_TASK INSTRUCTIONS_. Do not include the pictures; repeat the rest of the data exactly.

_RECORDED INFORMATION_.
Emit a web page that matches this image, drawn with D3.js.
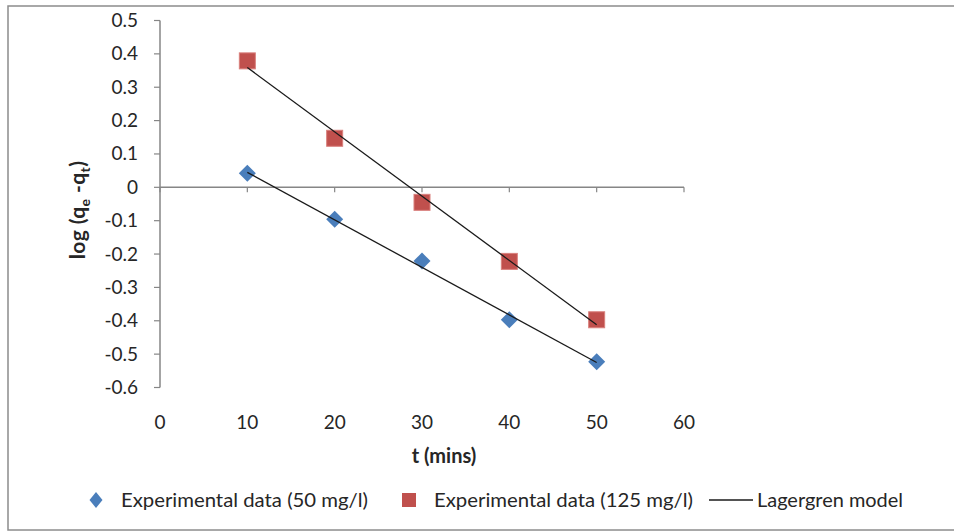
<!doctype html>
<meta charset="utf-8">
<title>Lagergren plot</title>
<script src="https://cdn.jsdelivr.net/npm/d3@7"></script>
<style>
  body { margin: 0; background: #fff; }
  text { font-family: Lato, "Open Sans", sans-serif; fill: #262626; }
</style>
<body>
<svg id="chart" width="954" height="532"></svg>
<script>

// data
var times = [10, 20, 30, 40, 50];
var data50 = [0.042, -0.096, -0.221, -0.397, -0.523];
var data125 = [0.379, 0.147, -0.045, -0.222, -0.397];
var fitTimes = [10, 50];
var fit50 = [0.045, -0.525];
var fit125 = [0.359, -0.412];
var xTicks = [0, 10, 20, 30, 40, 50, 60];
var yTicks = [0.5, 0.4, 0.3, 0.2, 0.1, 0, -0.1, -0.2, -0.3, -0.4, -0.5, -0.6];
var legendNames = ['Experimental data (50 mg/l)', 'Experimental data (125 mg/l)', 'Lagergren model'];

var blue = '#4a7ebb'
  , red = '#c0504d'
  , axisCol = '#868686';

var svg = d3.select('#chart');

// outer frame
svg.append('rect')
  .attr('x', 8).attr('y', 6)
  .attr('width', 960).attr('height', 524)
  .style('fill', 'none')
  .style('stroke', '#8c8c8c')
  .style('stroke-width', 1.5);

var x = d3.scaleLinear().domain([0, 60]).range([160, 684]);
var y = d3.scaleLinear().domain([-0.6, 0.5]).range([387.5, 20.5]);

function fmt(d) { return d === 0 ? '0' : (+d.toFixed(1)).toString(); }

// y axis
svg.append('line')
  .attr('x1', x(0)).attr('x2', x(0))
  .attr('y1', y(0.5)).attr('y2', y(-0.6))
  .style('stroke', axisCol).style('stroke-width', 1.5);

svg.selectAll('line.ytick').data(yTicks).enter().append('line')
  .classed('ytick', true)
  .attr('x1', x(0) - 6).attr('x2', x(0))
  .attr('y1', function(d) { return y(d) }).attr('y2', function(d) { return y(d) })
  .style('stroke', axisCol).style('stroke-width', 1.2);

svg.selectAll('text.ylab').data(yTicks).enter().append('text')
  .classed('ylab', true)
  .attr('x', 138)
  .attr('y', function(d) { return y(d) + 6.5 })
  .attr('text-anchor', 'end')
  .style('font-size', '19px')
  .text(fmt);

// x axis sits on y = 0
svg.append('line')
  .attr('x1', x(0)).attr('x2', x(60))
  .attr('y1', y(0)).attr('y2', y(0))
  .style('stroke', axisCol).style('stroke-width', 1.5);

svg.selectAll('line.xtick').data(xTicks).enter().append('line')
  .classed('xtick', true)
  .attr('x1', function(d) { return x(d) }).attr('x2', function(d) { return x(d) })
  .attr('y1', y(0)).attr('y2', y(0) + 5)
  .style('stroke', axisCol).style('stroke-width', 1.2);

svg.selectAll('text.xlab').data(xTicks).enter().append('text')
  .classed('xlab', true)
  .attr('x', function(d) { return x(d) })
  .attr('y', 429)
  .attr('text-anchor', 'middle')
  .style('font-size', '19px')
  .text(fmt);

// axis titles
svg.append('text')
  .attr('x', 444).attr('y', 463)
  .attr('text-anchor', 'middle')
  .style('font-size', '20px').style('font-weight', 'bold')
  .text('t (mins)');

var ytitle = svg.append('text')
  .attr('transform', 'translate(85,210) rotate(-90)')
  .attr('text-anchor', 'middle')
  .style('font-size', '21px').style('font-weight', 'bold')
  .style('letter-spacing', '0.4px');
ytitle.append('tspan').text('log (q');
ytitle.append('tspan').attr('dy', 5).style('font-size', '14px').text('e');
ytitle.append('tspan').attr('dy', -5).text(' -q');
ytitle.append('tspan').attr('dy', 5).style('font-size', '14px').text('t');
ytitle.append('tspan').attr('dy', -5).text(')');

// fitted lines
var line = d3.line()
  .x(function(d) { return x(d[0]) })
  .y(function(d) { return y(d[1]) });

[fit125, fit50].forEach(function(fit) {
  svg.append('path')
    .datum(fitTimes.map(function(t, i) { return [t, fit[i]] }))
    .attr('d', line)
    .style('fill', 'none')
    .style('stroke', '#1a1a1a')
    .style('stroke-width', 1.3);
});

function diamond(r) {
  return 'M0,' + (-r) + 'L' + r + ',0L0,' + r + 'L' + (-r) + ',0Z';
}

// experimental points (drawn under the fit lines like the picture)
svg.selectAll('path.d50').data(times).enter().insert('path', 'path')
  .classed('d50', true)
  .attr('transform', function(d, i) { return 'translate(' + x(d) + ',' + y(data50[i]) + ')' })
  .attr('d', diamond(8.5))
  .style('fill', blue);

svg.selectAll('rect.d125').data(times).enter().insert('rect', 'path')
  .classed('d125', true)
  .attr('x', function(d) { return x(d) - 8 })
  .attr('y', function(d, i) { return y(data125[i]) - 8 })
  .attr('width', 16).attr('height', 16)
  .style('fill', red)
  .style('stroke', '#d9807d').style('stroke-width', 1);

// legend
var ly = 500;
svg.append('path')
  .attr('transform', 'translate(96,' + ly + ')')
  .attr('d', 'M0,-8L6.5,0L0,8L-6.5,0Z')
  .style('fill', blue);
svg.append('rect')
  .attr('x', 402).attr('y', ly - 7).attr('width', 14).attr('height', 14)
  .style('fill', red);
svg.append('line')
  .attr('x1', 709).attr('x2', 753).attr('y1', ly).attr('y2', ly)
  .style('stroke', '#1a1a1a').style('stroke-width', 1.3);

var legendPos = [[121, 247], [434, 259], [757, 146]];
svg.selectAll('text.leg').data(legendNames).enter().append('text')
  .classed('leg', true)
  .attr('x', function(d, i) { return legendPos[i][0] })
  .attr('y', ly + 6.5)
  .attr('textLength', function(d, i) { return legendPos[i][1] })
  .attr('lengthAdjust', 'spacingAndGlyphs')
  .style('font-size', '19px')
  .text(function(d) { return d });

</script>
</body>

_TASK ANSWER_.
Emit a web page that matches this image, drawn with D3.js.
<!doctype html>
<meta charset="utf-8">
<title>Lagergren plot</title>
<script src="https://cdn.jsdelivr.net/npm/d3@7"></script>
<style>
  body { margin: 0; background: #fff; }
  text { font-family: Lato, "Open Sans", sans-serif; fill: #262626; }
</style>
<body>
<svg id="chart" width="954" height="532"></svg>
<script>

// data
var times = [10, 20, 30, 40, 50];
var data50 = [0.042, -0.096, -0.221, -0.397, -0.523];
var data125 = [0.379, 0.147, -0.045, -0.222, -0.397];
var fitTimes = [10, 50];
var fit50 = [0.045, -0.525];
var fit125 = [0.359, -0.412];
var xTicks = [0, 10, 20, 30, 40, 50, 60];
var yTicks = [0.5, 0.4, 0.3, 0.2, 0.1, 0, -0.1, -0.2, -0.3, -0.4, -0.5, -0.6];
var legendNames = ['Experimental data (50 mg/l)', 'Experimental data (125 mg/l)', 'Lagergren model'];

var blue = '#4a7ebb'
  , red = '#c0504d'
  , axisCol = '#868686';

var svg = d3.select('#chart');

// outer frame
svg.append('rect')
  .attr('x', 8).attr('y', 6)
  .attr('width', 960).attr('height', 524)
  .style('fill', 'none')
  .style('stroke', '#8c8c8c')
  .style('stroke-width', 1.5);

var x = d3.scaleLinear().domain([0, 60]).range([160, 684]);
var y = d3.scaleLinear().domain([-0.6, 0.5]).range([387.5, 20.5]);

function fmt(d) { return d === 0 ? '0' : (+d.toFixed(1)).toString(); }

// y axis
svg.append('line')
  .attr('x1', x(0)).attr('x2', x(0))
  .attr('y1', y(0.5)).attr('y2', y(-0.6))
  .style('stroke', axisCol).style('stroke-width', 1.5);

svg.selectAll('line.ytick').data(yTicks).enter().append('line')
  .classed('ytick', true)
  .attr('x1', x(0) - 6).attr('x2', x(0))
  .attr('y1', function(d) { return y(d) }).attr('y2', function(d) { return y(d) })
  .style('stroke', axisCol).style('stroke-width', 1.2);

svg.selectAll('text.ylab').data(yTicks).enter().append('text')
  .classed('ylab', true)
  .attr('x', 138)
  .attr('y', function(d) { return y(d) + 6.5 })
  .attr('text-anchor', 'end')
  .style('font-size', '19px')
  .text(fmt);

// x axis sits on y = 0
svg.append('line')
  .attr('x1', x(0)).attr('x2', x(60))
  .attr('y1', y(0)).attr('y2', y(0))
  .style('stroke', axisCol).style('stroke-width', 1.5);

svg.selectAll('line.xtick').data(xTicks).enter().append('line')
  .classed('xtick', true)
  .attr('x1', function(d) { return x(d) }).attr('x2', function(d) { return x(d) })
  .attr('y1', y(0)).attr('y2', y(0) + 5)
  .style('stroke', axisCol).style('stroke-width', 1.2);

svg.selectAll('text.xlab').data(xTicks).enter().append('text')
  .classed('xlab', true)
  .attr('x', function(d) { return x(d) })
  .attr('y', 429)
  .attr('text-anchor', 'middle')
  .style('font-size', '19px')
  .text(fmt);

// axis titles
svg.append('text')
  .attr('x', 444).attr('y', 463)
  .attr('text-anchor', 'middle')
  .style('font-size', '20px').style('font-weight', 'bold')
  .text('t (mins)');

var ytitle = svg.append('text')
  .attr('transform', 'translate(85,210) rotate(-90)')
  .attr('text-anchor', 'middle')
  .style('font-size', '21px').style('font-weight', 'bold')
  .style('letter-spacing', '0.4px');
ytitle.append('tspan').text('log (q');
ytitle.append('tspan').attr('dy', 5).style('font-size', '14px').text('e');
ytitle.append('tspan').attr('dy', -5).text(' -q');
ytitle.append('tspan').attr('dy', 5).style('font-size', '14px').text('t');
ytitle.append('tspan').attr('dy', -5).text(')');

// fitted lines
var line = d3.line()
  .x(function(d) { return x(d[0]) })
  .y(function(d) { return y(d[1]) });

[fit125, fit50].forEach(function(fit) {
  svg.append('path')
    .datum(fitTimes.map(function(t, i) { return [t, fit[i]] }))
    .attr('d', line)
    .style('fill', 'none')
    .style('stroke', '#1a1a1a')
    .style('stroke-width', 1.3);
});

function diamond(r) {
  return 'M0,' + (-r) + 'L' + r + ',0L0,' + r + 'L' + (-r) + ',0Z';
}

// experimental points (drawn under the fit lines like the picture)
svg.selectAll('path.d50').data(times).enter().insert('path', 'path')
  .classed('d50', true)
  .attr('transform', function(d, i) { return 'translate(' + x(d) + ',' + y(data50[i]) + ')' })
  .attr('d', diamond(8.5))
  .style('fill', blue);

svg.selectAll('rect.d125').data(times).enter().insert('rect', 'path')
  .classed('d125', true)
  .attr('x', function(d) { return x(d) - 8 })
  .attr('y', function(d, i) { return y(data125[i]) - 8 })
  .attr('width', 16).attr('height', 16)
  .style('fill', red)
  .style('stroke', '#d9807d').style('stroke-width', 1);

// legend
var ly = 500;
svg.append('path')
  .attr('transform', 'translate(96,' + ly + ')')
  .attr('d', 'M0,-8L6.5,0L0,8L-6.5,0Z')
  .style('fill', blue);
svg.append('rect')
  .attr('x', 402).attr('y', ly - 7).attr('width', 14).attr('height', 14)
  .style('fill', red);
svg.append('line')
  .attr('x1', 709).attr('x2', 753).attr('y1', ly).attr('y2', ly)
  .style('stroke', '#1a1a1a').style('stroke-width', 1.3);

var legendPos = [[121, 247], [434, 259], [757, 146]];
svg.selectAll('text.leg').data(legendNames).enter().append('text')
  .classed('leg', true)
  .attr('x', function(d, i) { return legendPos[i][0] })
  .attr('y', ly + 6.5)
  .attr('textLength', function(d, i) { return legendPos[i][1] })
  .attr('lengthAdjust', 'spacingAndGlyphs')
  .style('font-size', '19px')
  .text(function(d) { return d });

</script>
</body>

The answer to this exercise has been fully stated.